Marry in the Lord   

God’s Word is very clear: “A wife is bound to her husband as long as he lives. But if her husband dies, she is free to be married to whom she wishes, only in the Lord” (1 Cor. 7:39).  That text gives a clear condition only to marry another person who is “in the Lord”, i.e., a genuine fellow believer.  Here’s further biblical instruction:  

Do not be unequally yoked with unbelievers. For what partnership hasrighteousness with lawlessness? Or what fellowship has light with darkness? What accord has Christ with Belial? Or what portion does a believer share with an unbeliever? (2 Cor. 6:14-15)  

What kind of “yoking” and partnership could be closer than that of marriage?  Surely God forbids such unequal yoking; it’s the clash of two kingdoms, of darkness trying to be married to light, a child of the devil uniting with a child of God – unthinkable.  

God’s prohibition against a Christian marrying a non-Christian is not unique to the New Testament either.  It is grounded in God’s Word in the Old Testament:  

You shall not intermarry with them, giving your daughters to their sons or taking their daughters for your sons, for they would turn away your sons from following me, to serve other gods. Then the anger of the LORD would be kindled against you, and he would destroy you quickly   (Deut. 7:3-4).  

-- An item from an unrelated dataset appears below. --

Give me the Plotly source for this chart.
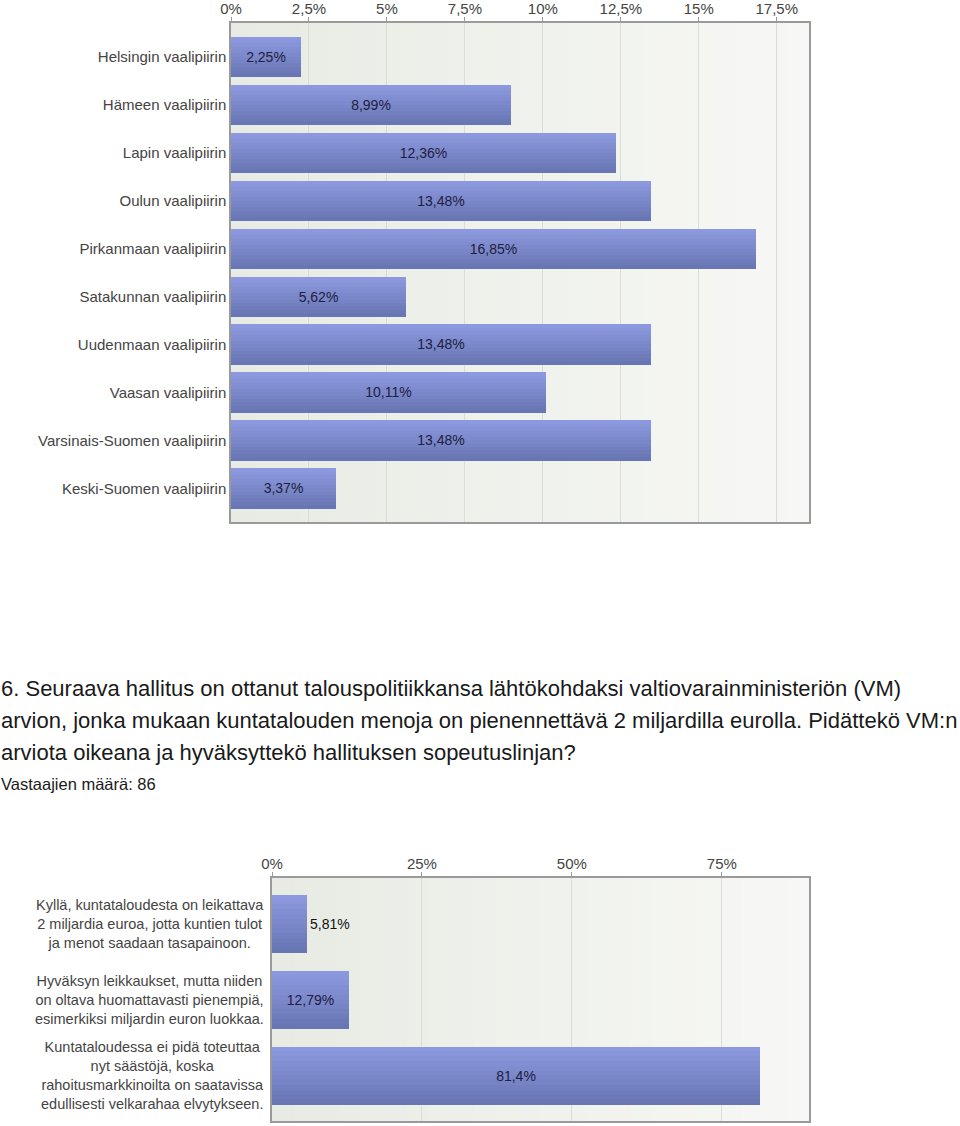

And I confronted them and cursed them and beat some of them and pulled out their hair. And I made them take oath in the name of God, saying, “You shall not give your daughters to their sons, or take their daughters for your sons or for yourselves. Did not Solomon king of Israel sin on account of such women? Among the many nations there was no king like him, and he was beloved by his God, and God made him king over all Israel. Nevertheless, foreign women made even him to sin. Shall we then listen to you and do all this great evil and act treacherously against our God by marrying foreign women? (Neh. 13:25-27)  

Notice in the above Old Testament texts: God is not opposed to intermarriage with the Canaanite nations for ethnic or racial reasons.  The problem is their false gods, that they have a foreign faith and an idolatrous religion which is incompatible with true worshippers of God.  

Even if two people are believers, it is still possible to be unequally yoked in marriage (or business or other close relations) if they are theologically incompatible and unable to work together in good conscience.    

What if you are already married? 

What if it is too late and one is already married to an unbelieving spouse?  This is not a new problem but was common from the earliest days of Christianity.  God’s Word has many comforts and wise counsel for those who are unequally yoked – such as in 1 Corinthians 7 or 1 Peter 3.  I know of many spouses who testify of God’s all-sufficient grace sustaining them in such a marriage for decades, and some have seen unsaved spouses converted to Christ (2 Cor. 12:9-10).  

For those who are unmarried and on the verge of making one of the most decisive choices of their lives, we must echo the plea of King Lemuel’s mother in Proverbs 31 and implore our young people to choose well when it comes to marriage.